Peggy Noonan writing for the Wall Street Journal noted, “When you ask New Yorkers now what they remember, they start with something big—the first news report, the phone call in which someone said, ‘Turn on the TV.’ But then they go to the kind of small thing that when you first saw it you had no idea it would stay in your mind forever. The look on the face of a young Asian woman on Sixth Avenue in the 20s, as she looked upward. The votive candles on the street and the spontaneous shrines that popped up, the pictures of saints. The Xeroxed signs that covered every street pole downtown. A man or a woman in a family picture from a wedding or a birthday or bar mitzvah. ‘Have you seen Carla? Last seen Tuesday morning in Windows on the World.’”

She continues, “They tell us to get over it, they say to move on, and they mean it well: We can't bring an air of tragedy into the future. But I will never get over it. To get over it is to get over the guy who stayed behind on a high floor with his friend who was in a wheelchair. To get over it is to get over the woman by herself with the sign in the darkness: ‘America You Are Not Alone.’ To get over it is to get over the guys who ran into the fire and not away from the fire.”

“You've got to be loyal to pain sometimes to be loyal to the glory that came out of it.”

E. J Dionne, in a September 7, 2011 screed for the Washington Post, suggests it is time to leave 9/11 behind.  "After we honor the 10th anniversary of the attacks of Sept. 11, 2001, we need to leave the day behind.
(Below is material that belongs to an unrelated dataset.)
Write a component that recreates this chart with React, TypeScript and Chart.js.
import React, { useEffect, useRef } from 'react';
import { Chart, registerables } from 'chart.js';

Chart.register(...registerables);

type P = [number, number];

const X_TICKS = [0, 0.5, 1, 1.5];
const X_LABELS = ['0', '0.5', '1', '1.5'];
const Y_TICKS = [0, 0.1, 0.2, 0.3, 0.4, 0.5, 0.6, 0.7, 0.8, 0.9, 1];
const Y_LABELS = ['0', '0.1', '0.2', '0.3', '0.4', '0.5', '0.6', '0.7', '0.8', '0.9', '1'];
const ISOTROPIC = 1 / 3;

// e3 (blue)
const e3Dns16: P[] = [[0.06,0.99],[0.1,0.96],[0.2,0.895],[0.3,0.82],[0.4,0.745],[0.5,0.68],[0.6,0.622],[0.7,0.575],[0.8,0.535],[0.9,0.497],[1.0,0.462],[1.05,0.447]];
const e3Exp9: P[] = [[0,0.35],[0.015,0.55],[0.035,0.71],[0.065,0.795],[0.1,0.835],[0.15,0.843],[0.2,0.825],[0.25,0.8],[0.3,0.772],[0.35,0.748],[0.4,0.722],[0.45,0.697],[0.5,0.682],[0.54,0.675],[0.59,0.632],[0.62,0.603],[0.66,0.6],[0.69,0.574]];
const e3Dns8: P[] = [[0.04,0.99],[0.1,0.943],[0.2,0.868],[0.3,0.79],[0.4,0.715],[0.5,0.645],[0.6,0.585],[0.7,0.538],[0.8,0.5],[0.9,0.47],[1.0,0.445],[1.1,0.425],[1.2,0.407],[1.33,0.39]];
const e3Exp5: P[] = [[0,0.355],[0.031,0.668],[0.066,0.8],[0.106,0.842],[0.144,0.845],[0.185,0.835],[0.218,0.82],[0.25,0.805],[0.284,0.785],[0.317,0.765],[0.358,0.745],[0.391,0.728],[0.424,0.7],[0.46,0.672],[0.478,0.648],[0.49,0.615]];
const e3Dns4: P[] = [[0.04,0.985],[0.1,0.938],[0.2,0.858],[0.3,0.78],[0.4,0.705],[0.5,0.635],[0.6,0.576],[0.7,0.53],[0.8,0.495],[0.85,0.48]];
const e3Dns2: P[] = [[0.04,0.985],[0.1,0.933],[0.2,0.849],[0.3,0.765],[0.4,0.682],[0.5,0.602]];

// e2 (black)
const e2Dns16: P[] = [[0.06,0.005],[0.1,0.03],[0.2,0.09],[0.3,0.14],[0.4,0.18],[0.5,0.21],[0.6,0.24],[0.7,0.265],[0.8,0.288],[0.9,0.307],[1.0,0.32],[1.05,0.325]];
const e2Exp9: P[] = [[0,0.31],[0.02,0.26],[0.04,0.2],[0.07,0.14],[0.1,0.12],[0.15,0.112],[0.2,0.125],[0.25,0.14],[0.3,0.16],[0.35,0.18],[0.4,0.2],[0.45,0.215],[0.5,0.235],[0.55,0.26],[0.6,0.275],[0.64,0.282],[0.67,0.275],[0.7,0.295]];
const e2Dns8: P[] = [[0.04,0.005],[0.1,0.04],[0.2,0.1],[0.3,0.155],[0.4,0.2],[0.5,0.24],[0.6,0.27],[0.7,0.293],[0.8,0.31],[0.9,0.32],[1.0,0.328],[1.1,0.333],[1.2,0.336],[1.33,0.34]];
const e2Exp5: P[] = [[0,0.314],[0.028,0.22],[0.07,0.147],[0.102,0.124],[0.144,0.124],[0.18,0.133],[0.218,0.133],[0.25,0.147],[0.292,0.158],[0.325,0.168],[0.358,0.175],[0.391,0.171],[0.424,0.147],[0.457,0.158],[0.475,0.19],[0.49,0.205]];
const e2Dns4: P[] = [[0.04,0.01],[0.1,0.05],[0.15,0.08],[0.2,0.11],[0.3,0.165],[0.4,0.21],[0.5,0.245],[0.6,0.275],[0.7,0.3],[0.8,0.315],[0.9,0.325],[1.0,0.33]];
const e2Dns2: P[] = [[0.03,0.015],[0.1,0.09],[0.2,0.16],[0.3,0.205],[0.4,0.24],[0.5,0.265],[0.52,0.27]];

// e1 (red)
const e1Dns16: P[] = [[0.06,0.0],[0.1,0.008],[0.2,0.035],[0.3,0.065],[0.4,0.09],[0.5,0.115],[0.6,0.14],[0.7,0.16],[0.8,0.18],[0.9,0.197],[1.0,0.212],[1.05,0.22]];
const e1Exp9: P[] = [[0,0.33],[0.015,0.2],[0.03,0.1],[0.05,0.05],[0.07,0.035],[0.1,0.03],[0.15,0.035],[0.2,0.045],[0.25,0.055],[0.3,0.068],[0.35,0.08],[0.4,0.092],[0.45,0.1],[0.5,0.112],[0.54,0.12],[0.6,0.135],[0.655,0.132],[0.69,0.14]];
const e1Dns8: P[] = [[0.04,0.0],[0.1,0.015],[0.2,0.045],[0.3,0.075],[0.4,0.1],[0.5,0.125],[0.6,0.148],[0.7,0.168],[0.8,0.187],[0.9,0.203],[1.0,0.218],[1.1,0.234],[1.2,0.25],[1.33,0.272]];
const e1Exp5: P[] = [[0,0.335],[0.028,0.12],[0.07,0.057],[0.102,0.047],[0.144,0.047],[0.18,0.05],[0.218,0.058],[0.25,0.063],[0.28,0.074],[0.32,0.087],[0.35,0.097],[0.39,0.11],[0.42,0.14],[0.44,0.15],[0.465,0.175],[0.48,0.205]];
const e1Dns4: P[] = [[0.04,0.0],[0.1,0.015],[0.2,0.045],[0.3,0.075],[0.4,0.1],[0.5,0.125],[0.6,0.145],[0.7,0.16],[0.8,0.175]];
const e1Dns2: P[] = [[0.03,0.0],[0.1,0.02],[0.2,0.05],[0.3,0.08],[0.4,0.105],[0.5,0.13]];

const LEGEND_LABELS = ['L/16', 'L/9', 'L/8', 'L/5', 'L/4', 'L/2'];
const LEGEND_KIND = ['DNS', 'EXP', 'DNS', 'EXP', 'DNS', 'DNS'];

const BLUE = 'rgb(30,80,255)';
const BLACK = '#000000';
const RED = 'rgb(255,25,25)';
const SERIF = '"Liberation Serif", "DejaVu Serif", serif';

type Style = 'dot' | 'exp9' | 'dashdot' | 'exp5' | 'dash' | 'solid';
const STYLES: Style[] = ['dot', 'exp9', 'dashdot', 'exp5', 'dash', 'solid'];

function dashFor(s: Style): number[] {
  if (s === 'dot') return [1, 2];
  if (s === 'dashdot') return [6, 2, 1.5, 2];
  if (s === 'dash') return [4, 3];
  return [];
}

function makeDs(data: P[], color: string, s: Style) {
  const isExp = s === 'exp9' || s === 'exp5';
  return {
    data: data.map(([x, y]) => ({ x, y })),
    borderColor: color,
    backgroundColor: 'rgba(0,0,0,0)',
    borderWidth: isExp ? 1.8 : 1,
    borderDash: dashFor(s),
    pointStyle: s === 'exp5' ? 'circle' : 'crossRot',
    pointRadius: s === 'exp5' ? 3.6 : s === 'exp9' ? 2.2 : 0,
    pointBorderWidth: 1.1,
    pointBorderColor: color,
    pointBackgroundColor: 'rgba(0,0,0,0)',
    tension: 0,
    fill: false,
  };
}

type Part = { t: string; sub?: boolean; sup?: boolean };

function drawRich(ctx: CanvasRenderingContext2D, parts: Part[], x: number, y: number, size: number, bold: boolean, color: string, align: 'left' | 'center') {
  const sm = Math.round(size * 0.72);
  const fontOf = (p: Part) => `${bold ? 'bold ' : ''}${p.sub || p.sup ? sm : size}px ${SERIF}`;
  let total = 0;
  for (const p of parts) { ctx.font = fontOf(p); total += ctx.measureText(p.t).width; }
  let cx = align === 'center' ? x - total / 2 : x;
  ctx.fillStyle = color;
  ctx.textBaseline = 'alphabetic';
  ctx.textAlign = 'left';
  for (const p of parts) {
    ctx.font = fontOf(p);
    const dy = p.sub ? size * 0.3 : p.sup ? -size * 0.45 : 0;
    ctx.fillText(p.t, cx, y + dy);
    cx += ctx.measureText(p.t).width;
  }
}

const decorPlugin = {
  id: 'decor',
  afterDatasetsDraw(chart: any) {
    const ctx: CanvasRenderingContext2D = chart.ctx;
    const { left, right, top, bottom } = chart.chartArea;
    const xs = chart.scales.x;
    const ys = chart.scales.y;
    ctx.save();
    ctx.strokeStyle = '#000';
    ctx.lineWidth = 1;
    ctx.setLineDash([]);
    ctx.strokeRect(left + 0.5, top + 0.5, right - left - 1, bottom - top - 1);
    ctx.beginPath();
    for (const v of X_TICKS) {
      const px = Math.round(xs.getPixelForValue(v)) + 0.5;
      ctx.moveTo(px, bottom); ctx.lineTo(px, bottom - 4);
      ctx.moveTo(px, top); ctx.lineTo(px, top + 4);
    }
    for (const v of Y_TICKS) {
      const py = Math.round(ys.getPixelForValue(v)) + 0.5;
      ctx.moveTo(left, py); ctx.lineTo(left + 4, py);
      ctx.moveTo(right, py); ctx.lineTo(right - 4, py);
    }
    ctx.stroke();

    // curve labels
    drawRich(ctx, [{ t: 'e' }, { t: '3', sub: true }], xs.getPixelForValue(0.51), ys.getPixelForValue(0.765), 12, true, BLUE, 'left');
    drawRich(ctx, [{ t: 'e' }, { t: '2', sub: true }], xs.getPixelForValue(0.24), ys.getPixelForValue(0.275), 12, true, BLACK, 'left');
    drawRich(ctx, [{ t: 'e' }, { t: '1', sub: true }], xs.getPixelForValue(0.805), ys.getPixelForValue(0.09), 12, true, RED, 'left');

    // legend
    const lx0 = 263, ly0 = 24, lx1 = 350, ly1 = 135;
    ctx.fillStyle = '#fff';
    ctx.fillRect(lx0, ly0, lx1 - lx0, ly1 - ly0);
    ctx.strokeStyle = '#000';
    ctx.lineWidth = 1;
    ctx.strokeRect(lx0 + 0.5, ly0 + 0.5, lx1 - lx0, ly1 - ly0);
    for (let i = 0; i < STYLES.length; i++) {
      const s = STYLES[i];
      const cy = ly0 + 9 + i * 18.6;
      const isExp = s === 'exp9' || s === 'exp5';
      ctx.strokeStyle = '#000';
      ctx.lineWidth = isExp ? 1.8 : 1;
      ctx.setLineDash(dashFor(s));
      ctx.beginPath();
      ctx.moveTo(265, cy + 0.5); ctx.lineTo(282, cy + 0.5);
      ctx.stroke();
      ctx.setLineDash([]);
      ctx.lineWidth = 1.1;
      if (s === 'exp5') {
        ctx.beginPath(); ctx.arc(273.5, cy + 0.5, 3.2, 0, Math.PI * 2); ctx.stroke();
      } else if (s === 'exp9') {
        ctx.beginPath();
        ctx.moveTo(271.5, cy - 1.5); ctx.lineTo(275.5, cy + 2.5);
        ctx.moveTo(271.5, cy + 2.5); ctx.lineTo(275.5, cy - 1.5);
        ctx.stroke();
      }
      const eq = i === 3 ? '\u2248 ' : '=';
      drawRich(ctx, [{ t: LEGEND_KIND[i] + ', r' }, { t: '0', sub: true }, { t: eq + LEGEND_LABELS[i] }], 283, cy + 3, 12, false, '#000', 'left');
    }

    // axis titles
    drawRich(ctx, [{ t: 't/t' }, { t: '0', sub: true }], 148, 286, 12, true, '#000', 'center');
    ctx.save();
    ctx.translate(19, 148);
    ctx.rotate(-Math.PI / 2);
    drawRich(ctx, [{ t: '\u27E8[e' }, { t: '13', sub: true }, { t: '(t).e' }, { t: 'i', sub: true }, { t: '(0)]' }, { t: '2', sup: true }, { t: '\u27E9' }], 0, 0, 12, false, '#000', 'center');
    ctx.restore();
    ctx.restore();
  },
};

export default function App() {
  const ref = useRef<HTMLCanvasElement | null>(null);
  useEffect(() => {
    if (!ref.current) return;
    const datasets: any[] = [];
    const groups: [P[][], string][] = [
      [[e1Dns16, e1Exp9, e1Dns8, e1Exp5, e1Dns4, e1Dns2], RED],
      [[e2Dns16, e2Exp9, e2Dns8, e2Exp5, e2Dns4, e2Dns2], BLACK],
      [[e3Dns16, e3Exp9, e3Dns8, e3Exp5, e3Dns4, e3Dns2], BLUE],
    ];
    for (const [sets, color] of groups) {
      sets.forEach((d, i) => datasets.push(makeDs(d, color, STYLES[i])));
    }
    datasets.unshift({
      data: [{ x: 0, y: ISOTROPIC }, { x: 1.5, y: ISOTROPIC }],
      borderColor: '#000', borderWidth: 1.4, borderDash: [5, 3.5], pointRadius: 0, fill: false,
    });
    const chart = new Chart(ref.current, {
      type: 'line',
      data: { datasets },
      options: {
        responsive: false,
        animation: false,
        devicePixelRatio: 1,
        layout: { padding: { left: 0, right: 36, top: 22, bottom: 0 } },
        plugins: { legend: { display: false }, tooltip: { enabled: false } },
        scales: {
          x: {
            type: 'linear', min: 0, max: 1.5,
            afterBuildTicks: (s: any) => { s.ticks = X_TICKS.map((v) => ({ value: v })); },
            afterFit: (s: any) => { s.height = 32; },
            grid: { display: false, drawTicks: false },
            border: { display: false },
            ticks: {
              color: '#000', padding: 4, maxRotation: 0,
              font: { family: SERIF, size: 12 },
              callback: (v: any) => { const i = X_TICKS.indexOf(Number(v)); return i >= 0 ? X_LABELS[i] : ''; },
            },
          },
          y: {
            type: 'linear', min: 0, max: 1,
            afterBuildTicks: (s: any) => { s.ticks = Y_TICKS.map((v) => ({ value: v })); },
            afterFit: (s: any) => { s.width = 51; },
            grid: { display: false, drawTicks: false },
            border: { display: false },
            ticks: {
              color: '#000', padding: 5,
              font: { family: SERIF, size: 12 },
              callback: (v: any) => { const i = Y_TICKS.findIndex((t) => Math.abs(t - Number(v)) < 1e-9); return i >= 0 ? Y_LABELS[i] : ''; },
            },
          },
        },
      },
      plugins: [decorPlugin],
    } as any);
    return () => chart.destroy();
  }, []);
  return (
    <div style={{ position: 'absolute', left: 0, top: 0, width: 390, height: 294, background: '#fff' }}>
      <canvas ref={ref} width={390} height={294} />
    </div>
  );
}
Al-Qaeda is a dangerous enemy. But our country and the world were never threatened by the caliphate of its mad fantasies."

From the men and women who began that dreadful Tuesday morning sitting at their desk or in an airport to the brave passengers on Flight 93 who defied their murderers to prevent the murder of others on the ground to the rescuers who stared death in the face, we will weep and offer our deepest sympathy.  To the children, spouses and friends of those who left them that day we say you are not alone.

On Sunday, September 16, 2001, during a two-hour special presentation of Fox News Sunday, Tony Snow offered a moving commentary:

"Good and evil almost never express themselves as harshly and clearly as they did Tuesday morning. People we don't know slaughtered people we do and they did it with contemptuous calm. Yet, even as clouds of dust and smoke rose from the rubble, even as family members tortured by hope and doubt took to the streets with pictures and pleas, even as mobs celebrated in Gaza, Cairo, and Baghdad, something shook itself sluggishly to life and that something is a sense of ourselves.”

“Kindness flourished amid the flames: a couple carried a disabled man down sixty-eight flights of stairs, a priest crouched to give last rites as a mighty tower collapsed, and the hand of God closed about him. A man and woman, their hope gone, held each other and leaped. A solitary candle, a flag, a tear. These are the tokens of our renewal.”

“The United States had a spirit before it had a name; one of faith and freedom, of ambition tempered by piety. We once were a nation of neighbors and friends, we are again today. We once were a nation of hardship-tested dreamers, we are again today. We once were a nation under God and we are again today.”

“Our enemies attacked one nation, they will encounter another. For they underestimated us. Today in our grief and in our rage, our determination and hope, we've summoned what's best and noblest in us; the kinship that awes our enemies and friends alike. We are again Americans."

On October 8, 2001 President Bush addressed the nation.  In his speech he revealed, “I recently received a touching letter that says a lot about the state of America in these difficult times, a letter from a fourth-grade girl with a father in the military.  ‘As much as I don’t want my dad to fight,’ she wrote, ‘I’m willing to give him to you.’ This is a precious gift.  The greatest she could give.  This young girl knows what America is all about.”

For anyone, anyone, to say we must leave 9/11 behind must have a black, cold heart.  I will never forget.  May God bless America today and every day.